The low point was the responsive readings. “Are you pro-life?” “I am pro-life.” Of course Olson is pro-life; he wouldn’t have gotten Redstate’s endorsement otherwise. Olson is obviously a bright guy, and not just because he went to Rice. Phil Gramm didn’t hire dummies. Dummies don’t get to be chief of staff to United States senators. But he came across as the rookie in electoral politics that he is. That wasn’t all Erick’s fault. Those “yes sirs” made Olson sound like a subordinate talking to a superior, rather than a leader.

Don’t get me wrong. Olson clearly has an outstanding record of service to his country, both in the military and in the government. He’s the kind of person any father would be proud to have raised. But he’s an aspiring politician now, facing several experienced rivals in an election that’s just four months away, and he’s going to have to do better than come across as a cookie-cutter candidate.

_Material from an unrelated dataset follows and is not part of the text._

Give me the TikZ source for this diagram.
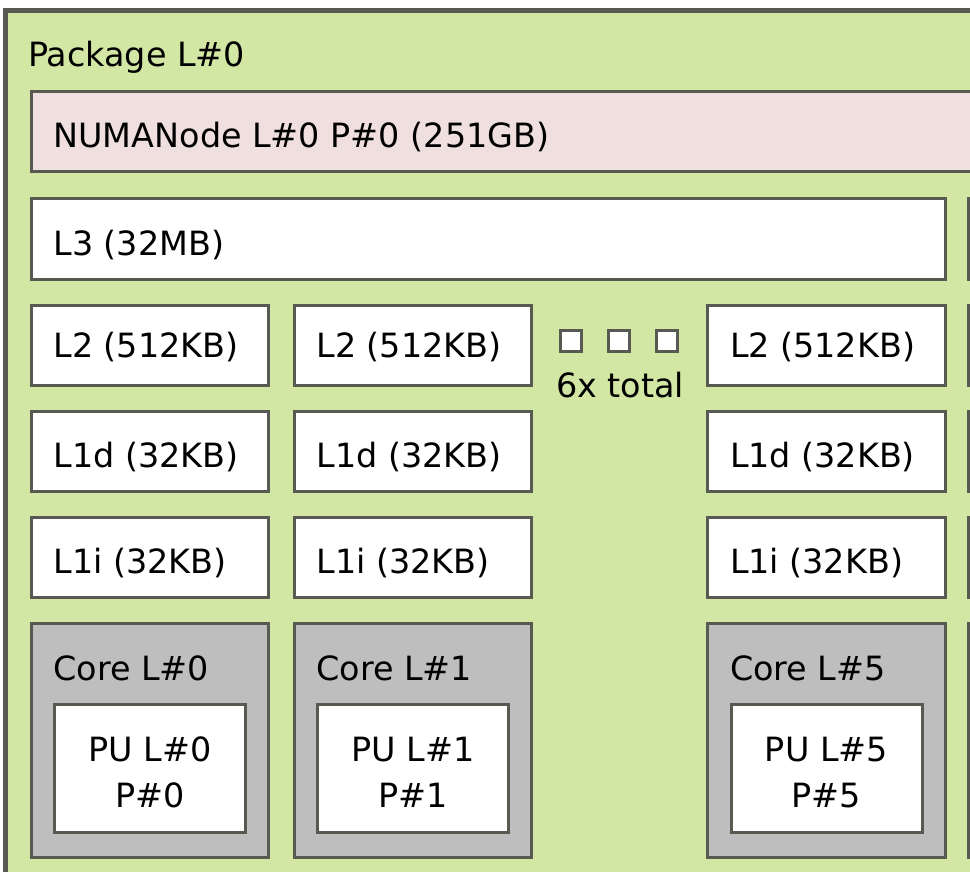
\documentclass[tikz,border=0pt]{standalone}
\usepackage{fontspec}
\setmainfont{DejaVu Sans}
\definecolor{pkgfill}{RGB}{210,231,164}
\definecolor{numafill}{RGB}{239,223,222}
\definecolor{corefill}{RGB}{190,190,190}
\definecolor{edge}{RGB}{88,90,82}
\begin{document}
\begin{tikzpicture}[x=1pt,y=-1pt,
  frame/.style={draw=edge, line width=3pt, outer sep=0pt, inner sep=0pt, anchor=north west},
  cache/.style={frame, fill=white, minimum width=237.5pt, minimum height=80pt},
  corebox/.style={frame, fill=corefill, minimum width=237.5pt, minimum height=234pt},
  pubox/.style={frame, fill=white, minimum width=191pt, minimum height=128.5pt},
  lbl/.style={anchor=base west, inner sep=0pt, outer sep=0pt, font=\fontsize{33.4}{46}\selectfont},
  ctr/.style={inner sep=0pt, outer sep=0pt, align=center, font=\fontsize{33.4}{46}\selectfont},
  dotbox/.style={draw=edge, line width=3pt, fill=white, minimum size=21pt, inner sep=0pt, outer sep=0pt}]
\useasboundingbox (0,0) rectangle (970,872);
\begin{scope}
\clip (0,0) rectangle (970,872);
% package
\node[frame, line width=4.5pt, fill=pkgfill, minimum width=1300pt, minimum height=1000pt] (pkg) at (5.7,10.5) {};
\node[lbl] (pkgl) at (28.2,67) {Package L\#0};
% NUMA
\node[frame, fill=numafill, minimum width=1000pt, minimum height=80pt] (numa) at (31,92) {};
\node[lbl] (numal) at (53.5,148) {NUMANode L\#0 P\#0 (251GB)};
% L3
\node[cache, minimum width=914pt] (l3) at (31,199) {};
\node[lbl] (l3l) at (53.5,255) {L3 (32MB)};
\node[cache] (l3n) at (968,199) {};
% L2
\node[cache] (l2a) at (31,305) {};
\node[cache] (l2b) at (294,305) {};
\node[cache] (l2c) at (707.5,305) {};
\node[cache] (l2n) at (968,305) {};
\node[lbl] (l2al) at (53.5,357) {L2 (512KB)};
\node[lbl] (l2bl) at (316.5,357) {L2 (512KB)};
\node[lbl] (l2cl) at (730,357) {L2 (512KB)};
% L1d
\node[cache] (l1da) at (31,411.5) {};
\node[cache] (l1db) at (294,411.5) {};
\node[cache] (l1dc) at (707.5,411.5) {};
\node[cache] (l1dn) at (968,411.5) {};
\node[lbl] (l1dal) at (53.5,467) {L1d (32KB)};
\node[lbl] (l1dbl) at (316.5,467) {L1d (32KB)};
\node[lbl] (l1dcl) at (730,467) {L1d (32KB)};
% L1i
\node[cache] (l1ia) at (31,517.5) {};
\node[cache] (l1ib) at (294,517.5) {};
\node[cache] (l1ic) at (707.5,517.5) {};
\node[cache] (l1in) at (968,517.5) {};
\node[lbl] (l1ial) at (53.5,573) {L1i (32KB)};
\node[lbl] (l1ibl) at (316.5,573) {L1i (32KB)};
\node[lbl] (l1icl) at (730,573) {L1i (32KB)};
% Cores
\node[corebox] (corea) at (31,623.5) {};
\node[corebox] (coreb) at (294,623.5) {};
\node[corebox] (corec) at (707.5,623.5) {};
\node[corebox] (coren) at (968,623.5) {};
\node[lbl] (coreal) at (53.5,680) {Core L\#0};
\node[lbl] (corebl) at (316.5,680) {Core L\#1};
\node[lbl] (corecl) at (730,680) {Core L\#5};
% PUs
\node[pubox] (pua) at (54.5,704) {};
\node[pubox] (pub) at (317.5,704) {};
\node[pubox] (puc) at (731,704) {};
\node[ctr] (pual) at (150,772.5) {PU L\#0\\P\#0};
\node[ctr] (publ) at (413,772.5) {PU L\#1\\P\#1};
\node[ctr] (pucl) at (826.5,772.5) {PU L\#5\\P\#5};
% dots
\node[dotbox] (d1) at (570.5,340.5) {};
\node[dotbox] (d2) at (618.5,340.5) {};
\node[dotbox] (d3) at (666.5,340.5) {};
\node[lbl, anchor=base] (tot) at (620,397) {6x total};
\end{scope}
\end{tikzpicture}
\end{document}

The thing that most concerns me about Olson’s candidacy is his career as a staffer. It seems to me that there is an increasing trend of staffers seeking public office, in Austin and in Washington, and I don’t think it’s a good trend. Staffers, by definition, are followers, not leaders. These days, they tend to be ideologues (especially if they worked for a strong ideological figure like Phil Gramm). Worst of all, their careers take place inside the bubble of Capitol Hill. They deal with lobbyists and other staffers. They never see real people. They never learn what real people think — or how they think. People who have run successfully for public office have a broader perspective, because they have diverse constituencies. There’s a well known story about Sam Rayburn’s reaction to Lyndon Johnson’s expressing his awe at the intelligence of President Kennedy’s Ivy League advisers: “I’d feel a lot better if one of them had run for sheriff.”